SMSF: When a member has a terminal medical condition
When an SMSF member is diagnosed with a terminal medical condition, it is not only devastating news to them but also to those close to them. With perhaps little time left, planning for their loved ones is usually paramount.
Let’s take Gary for example. Gary is the sole member of the Miller Superannuation Fund (“Fund”) which was established in 2000. He is also the sole director of Miller Pty Ltd (“Trustee”) which acts as the trustee of the Fund. Recently Gary was diagnosed with stage 4 pancreatic cancer and his chances of surviving are slim. He now needs to get his SMSF affairs in order to make sure a loved one gets his SMSF benefits.
As the Fund was established a long time ago and its deed has never been amended, it is recommended to have the deed reviewed and updated to be compliant to the current legislation. The deed should be updated to contain important provisions such as allowing a member who has terminal medical condition to be entitled to their SMSF benefits and authorising the Trustee to provide the benefits either as a lump sum or pension, reversionary or non-reversionary.

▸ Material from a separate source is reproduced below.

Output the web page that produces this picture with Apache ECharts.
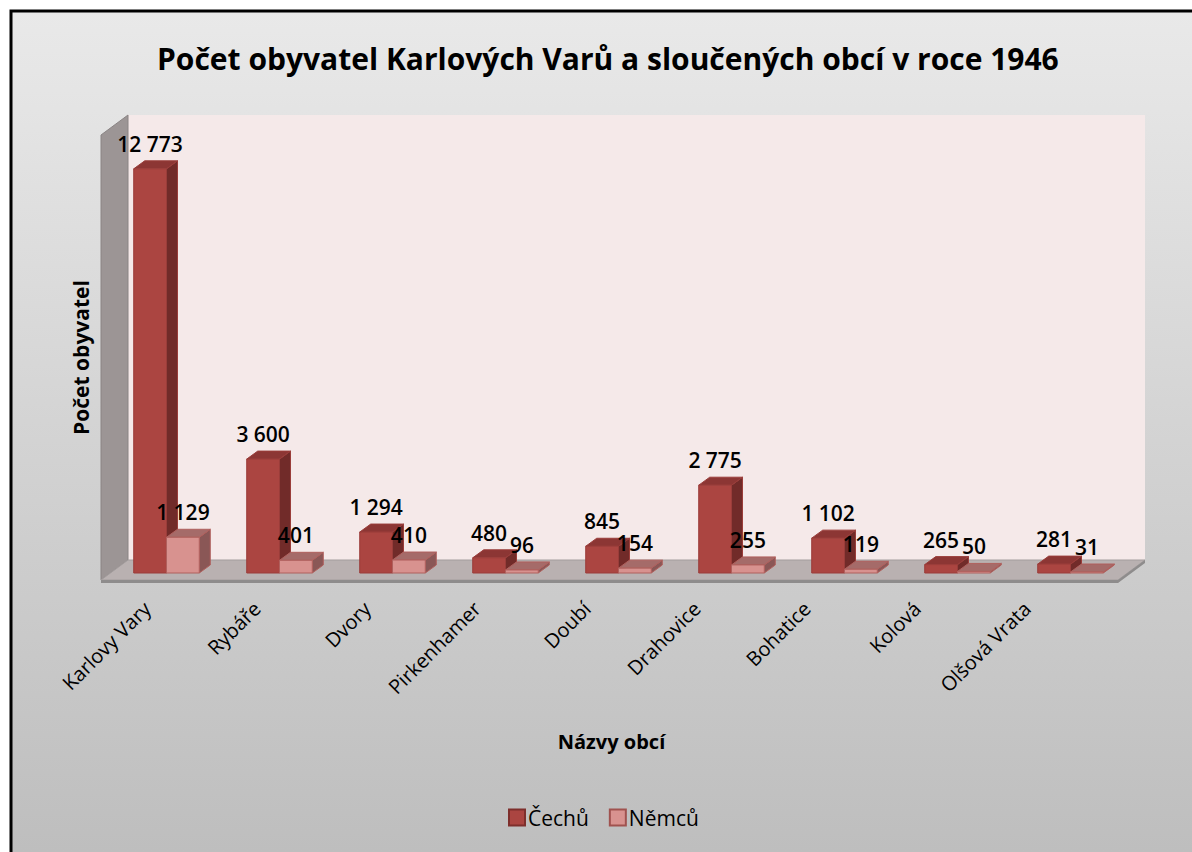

If all of Gary’s SMSF benefits are in the accumulation phase, he can execute a binding death benefit nomination (if he has not already prepared a binding death benefit nomination or a nomination he has executed had already lapsed – not common for an SMSF but possible nonetheless) and nominate his wife, Hilary, to receive all or part of them.
He can also nominate his legal estate to receive all or part of his SMSF benefits after he passes away if he intends for his executor to distribute his SMSF benefits in accordance with his will to relatives such as adult children, grandchildren or nephews and nieces who would either need to pay tax on the taxable component of the benefit received or not be able to receive those benefits directly from the Fund by virtue of not being his dependants.
As Gary has a terminal medical condition, he becomes eligible to access his SMSF benefits. To access these benefits, Gary must submit to the Trustee a certification from two (2) registered medical practitioners (where at least one of them is a specialist practicing in an area related to the terminal illness) that he is likely to die from his illness within 24 months from the date of certification.
Once the Trustee is satisfied of Gary’s terminal medical condition, Gary can access his SMSF benefits and has the following options:
a) He could withdraw all his SMSF benefits as a lump sum tax free and spend it in any way he chooses such as to pay for his treatments for example. He would also have more freedom to give part of the lump sum to non-dependents such as grandchildren who would otherwise not be entitled to receive SMSF benefits directly from the Fund. This would be recommended if he wants to wind up the Fund and knows that his eligible beneficiaries won’t have the capacity to run the Fund after he passes away.
b) He can also commence a pension and make it reversionary to Hilary after he passes away. After Gary passes away, his SMSF benefits would continue to earn income and retain the benefits of a superannuation environment. It would be recommended if she is appointed as a director of the Trustee and admitted as a member of the Fund while Gary is still alive.
Depending on the ages of Gary and Hilary, and the amount of taxable component and tax-free component in Gary’s SMSF benefits, the reversionary pension will either be exempt from tax or concessionally taxed. More tax will be paid if both Gary and Hilary were under 60 years of age at Gary’s death and Gary had a significant taxable component in his SMSF benefits.
c) He can withdraw all his SMSF benefits as a lump sum tax free and make a non-concessional contribution of the same to the Fund provided he has not maxed out on his non-concessional contribution cap. Using this strategy, Gary will be able to increase the tax-free component and decrease the taxable component of his SMSF benefits and accordingly lessen the taxes to be paid on the reversionary pension.
If a member wishes to implement one of the options above, professional assistance should be sought to be sure that the selected option is appropriate and applicable to the member’s circumstances and that proper documentation is prepared.